The Lenovo DO Machine was realised in the Big Kahuna workshop.

Much of the TVC was filmed in and around our workshop in Rozelle, NSW.

Client:     Lenovo (in partnership with Intel)

Agency:   Play Communication

Brief:       Bring to fruition the suped-up motorbike of Play and Lenovo’s dreams for “The Dream Realisation Project”

Successive winner of experiential marketing awards Play Communication and their client, tech-giant Lenovo (in partnership with Intel) imagined a new marketing campaign built around the idea of DO-ing what you’ve always dreamt of, in conjunction with Lenovo’s global brand re-launch “Lenovo, For Those Who Do”.

They carefully cast the handsome, chiselled pract-ocrat to be the face of the Lenovo campaign. He was to build the motorbike of his dreams — cue Big Kahuna Imagineering: as both the builders of the motorbike and the DO-er’s workshop — backdrop of the campaign (becoming the fifth time we’ve proudly had our workshop used in a campaign as the set and environment!).

With brief in hand, Big Kahuna set to work transforming two heavy, old, powerful bikes into “dream machines” — monster motorbikes with not one but six, fully-functioning Lenovo computers built-in. We stripped them down, scrubbed them clean and blasted them with a new coat of menacing, militaria-like dusky-grey primer akin to an “Air fix” scale model.

Motorbike with sidecar before a dose of the Big Kahuna brand magic…
Primed and ready

The all over dusky-grey colour was implemented tactically during WWII, rendering assistance to discreet messenger runs by reducing the enemy’s retinal contrast ratio detection ability, at dusk, when colour perception to distant objects by the cones in the foveal or focusing vision became impaired with the onset of nightfall, yet there was just enough light for a rider to negotiate a route without a headlamp.

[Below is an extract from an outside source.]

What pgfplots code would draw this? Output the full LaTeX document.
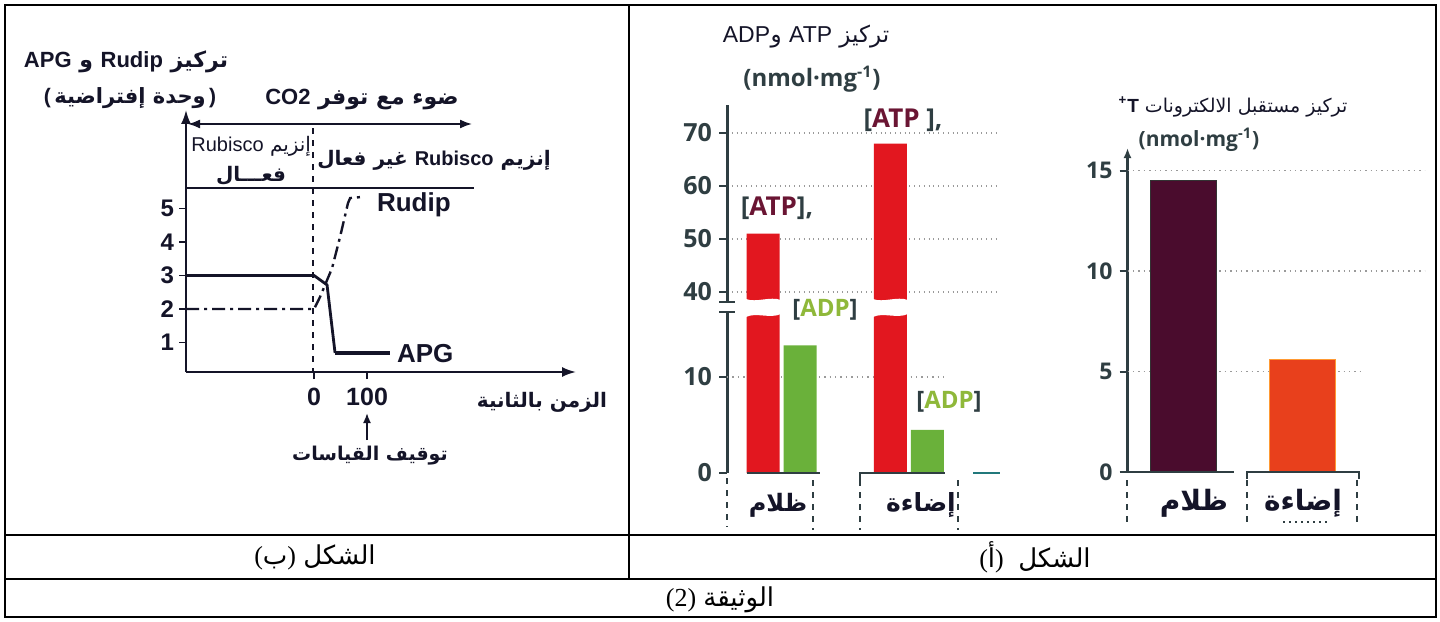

Once fresh and clean, we caked on the fake mud and smearing fabricated bugs across the front to give the impression they have survived the rigors of driving all over Australia while cradling Lenovo’s precious cargo.

The “Dream” of the “Dream Realisation project” really took root here (visually) with Play’s art direction. Thereafter, Lenovo’s cache of new display models with superior PC features like impact-tolerant TFT screens and their fully-flat opening laptop hinge could take its XM stage.

Final realisation

As a brand display, the wicked set of computing tools sell themselves on the blanched, yet magnetic construct of the bikes — a case study of just ONE man’s dream!! Surely the punters can’t deny themselves the demonstrated offer that implies a Lenovo DO thingy* will help deliver their DO-able dreams too! *Albeit, a Giga-whiz-tech-bit, supported by Intel’s latest and greatest tiptotanium-coated, über-splankiferous, critico-nerd squishing technology.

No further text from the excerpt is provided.